**Given exercise**: Write out exactly the lines below that run from the one containing "Recreate this image as a Python" through the one containing "plt.rcParams['font.family'] = ['Liberation", both included, with no other lines.

**Records for the task**:
::::::::::

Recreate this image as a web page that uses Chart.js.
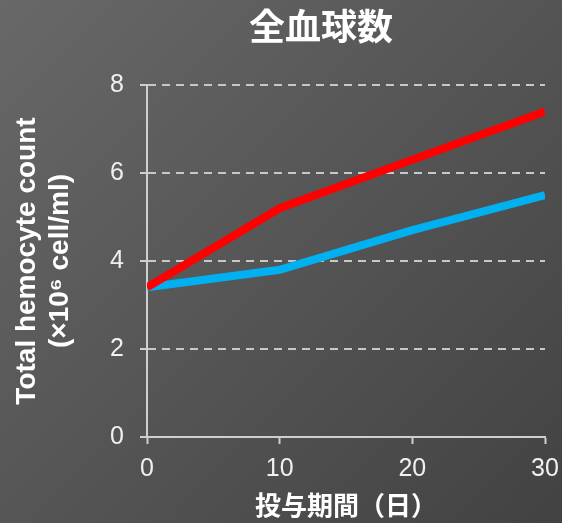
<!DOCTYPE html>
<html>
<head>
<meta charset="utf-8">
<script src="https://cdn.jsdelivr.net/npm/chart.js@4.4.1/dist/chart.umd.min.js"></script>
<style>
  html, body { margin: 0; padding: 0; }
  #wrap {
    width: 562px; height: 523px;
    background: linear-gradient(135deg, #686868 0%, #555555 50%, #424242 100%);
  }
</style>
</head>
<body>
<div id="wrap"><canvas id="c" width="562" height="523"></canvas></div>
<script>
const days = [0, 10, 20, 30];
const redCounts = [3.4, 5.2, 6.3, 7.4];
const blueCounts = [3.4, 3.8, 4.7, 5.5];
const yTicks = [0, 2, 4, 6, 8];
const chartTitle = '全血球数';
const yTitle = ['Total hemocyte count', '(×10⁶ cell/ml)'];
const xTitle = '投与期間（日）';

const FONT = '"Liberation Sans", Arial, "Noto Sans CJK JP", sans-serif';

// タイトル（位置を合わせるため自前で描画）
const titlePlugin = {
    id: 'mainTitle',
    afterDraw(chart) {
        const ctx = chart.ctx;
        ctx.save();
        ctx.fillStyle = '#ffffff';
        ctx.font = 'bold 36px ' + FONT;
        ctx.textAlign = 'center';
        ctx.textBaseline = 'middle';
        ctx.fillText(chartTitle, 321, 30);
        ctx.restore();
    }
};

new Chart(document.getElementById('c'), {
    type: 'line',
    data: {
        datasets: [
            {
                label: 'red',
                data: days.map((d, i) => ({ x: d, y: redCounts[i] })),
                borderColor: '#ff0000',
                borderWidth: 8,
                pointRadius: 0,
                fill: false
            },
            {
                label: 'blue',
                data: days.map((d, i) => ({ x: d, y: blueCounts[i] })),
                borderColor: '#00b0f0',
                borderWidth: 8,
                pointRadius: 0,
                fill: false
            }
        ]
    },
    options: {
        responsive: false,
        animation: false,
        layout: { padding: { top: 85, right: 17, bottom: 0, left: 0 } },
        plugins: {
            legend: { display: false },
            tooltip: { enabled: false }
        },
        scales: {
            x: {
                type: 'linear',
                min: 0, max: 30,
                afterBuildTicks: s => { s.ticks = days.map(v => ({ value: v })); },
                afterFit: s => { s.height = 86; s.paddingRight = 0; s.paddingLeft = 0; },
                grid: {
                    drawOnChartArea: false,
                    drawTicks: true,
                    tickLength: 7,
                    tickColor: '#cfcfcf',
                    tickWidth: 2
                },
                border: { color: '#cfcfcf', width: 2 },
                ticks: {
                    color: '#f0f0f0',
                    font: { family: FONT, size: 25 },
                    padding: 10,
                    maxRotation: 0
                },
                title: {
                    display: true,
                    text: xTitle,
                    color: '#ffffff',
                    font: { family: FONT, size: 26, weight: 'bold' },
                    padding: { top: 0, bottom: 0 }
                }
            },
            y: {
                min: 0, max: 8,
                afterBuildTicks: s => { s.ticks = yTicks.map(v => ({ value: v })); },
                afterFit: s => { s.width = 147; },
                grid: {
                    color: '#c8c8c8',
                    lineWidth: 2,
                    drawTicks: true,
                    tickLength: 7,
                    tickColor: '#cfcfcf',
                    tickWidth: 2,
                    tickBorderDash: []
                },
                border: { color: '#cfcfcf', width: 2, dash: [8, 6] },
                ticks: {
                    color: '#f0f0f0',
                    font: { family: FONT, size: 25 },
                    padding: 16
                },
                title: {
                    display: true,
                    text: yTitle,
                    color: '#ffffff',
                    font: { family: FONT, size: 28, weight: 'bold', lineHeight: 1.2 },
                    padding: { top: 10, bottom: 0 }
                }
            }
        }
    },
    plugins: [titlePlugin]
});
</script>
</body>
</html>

::::::::::

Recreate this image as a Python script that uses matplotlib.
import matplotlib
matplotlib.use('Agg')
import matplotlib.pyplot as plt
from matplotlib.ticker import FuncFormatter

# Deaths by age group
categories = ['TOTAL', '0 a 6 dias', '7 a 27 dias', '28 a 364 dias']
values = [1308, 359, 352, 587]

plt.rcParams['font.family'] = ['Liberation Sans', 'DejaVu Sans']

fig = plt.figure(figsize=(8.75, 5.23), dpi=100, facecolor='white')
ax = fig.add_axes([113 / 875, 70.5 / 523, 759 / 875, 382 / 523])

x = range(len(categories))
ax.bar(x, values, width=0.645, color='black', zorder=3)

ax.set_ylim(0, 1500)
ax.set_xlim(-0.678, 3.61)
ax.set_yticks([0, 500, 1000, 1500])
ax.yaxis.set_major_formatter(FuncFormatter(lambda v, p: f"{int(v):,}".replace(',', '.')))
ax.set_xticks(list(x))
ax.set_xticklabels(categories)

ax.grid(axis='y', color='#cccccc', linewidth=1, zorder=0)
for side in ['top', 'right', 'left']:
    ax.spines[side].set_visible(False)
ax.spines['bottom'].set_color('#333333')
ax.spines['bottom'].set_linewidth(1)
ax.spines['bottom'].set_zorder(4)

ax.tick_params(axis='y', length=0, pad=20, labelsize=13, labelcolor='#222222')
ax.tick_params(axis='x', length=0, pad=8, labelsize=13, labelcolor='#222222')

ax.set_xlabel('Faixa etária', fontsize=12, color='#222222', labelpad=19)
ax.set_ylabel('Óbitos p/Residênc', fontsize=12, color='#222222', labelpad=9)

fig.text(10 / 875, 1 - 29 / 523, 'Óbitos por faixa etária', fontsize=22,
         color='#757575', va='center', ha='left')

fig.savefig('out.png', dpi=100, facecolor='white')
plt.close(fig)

::::::::::

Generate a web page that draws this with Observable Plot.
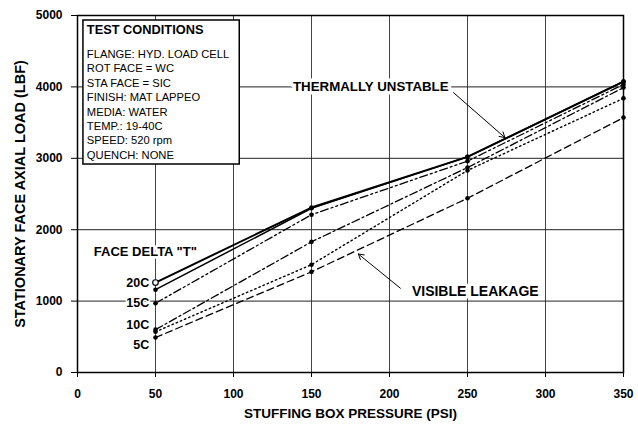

::::::::::

**Finished task**:
Recreate this image as a Python script that uses matplotlib.
import matplotlib
matplotlib.use('Agg')
import matplotlib.pyplot as plt
from matplotlib.ticker import FuncFormatter

# Deaths by age group
categories = ['TOTAL', '0 a 6 dias', '7 a 27 dias', '28 a 364 dias']
values = [1308, 359, 352, 587]

plt.rcParams['font.family'] = ['Liberation Sans', 'DejaVu Sans']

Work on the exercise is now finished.